I've hit a plateau. I've stopped losing weight, and I've even gained a couple pounds this weekend. This kind of terrifies me. Granted, I think my period is coming, but that only justifies this week. What about the 2 weeks before that? I can't really restrict my calories anymore, or I won't be eating enough.
I could incorporate more exercise into my life, in fact....that's what I should do. But with a toddler, that's kind of hard to do. I've tried doing videos at home, and she just runs circles around me, trying to give me hugs. Sweet, but difficult to workout around. I've thought about going on fast walks with her in the stroller, but we have a crappy stroller, that isn't really meant for that type of thing. I'm most likely just making excuses. In all reality, I hate exercise.

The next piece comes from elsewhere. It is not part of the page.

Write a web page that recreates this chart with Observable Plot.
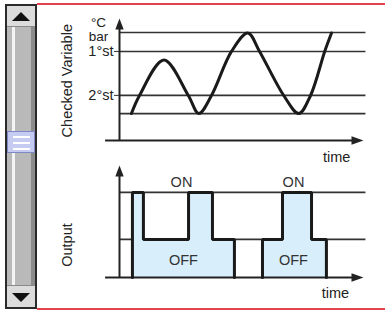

My appetite has also increased. I'm trying my hardest to ignore it. I'm eating healthy-ish foods, but remaining under my calories. I suppose if I ate more healthy foods, I could eat more food. The thing is, this is what I've done for 125 lbs, and it's worked. I was hoping it would work for the next 125 lbs.
What I'm scared of is that, this is it. I'm done losing weight. My body won't let me lose anymore. Or worse, I'll start gaining it back now. Like it's the universes cruel joke. You worked your ass off, but you're still fat, and you're just going to get fatter. What if, you know?
It's so discouraging to have such a long way to go, and not seeing any of it coming off for 3 weeks. (I just looked back in my log, it's only been about 2 weeks...if that) BUT IT FEELS LIKE FOREVER!
I was losing about 2 lbs a week, so to not lose anything, it's still discouraging. Yeah, I've come a long way, but there's so much further to go.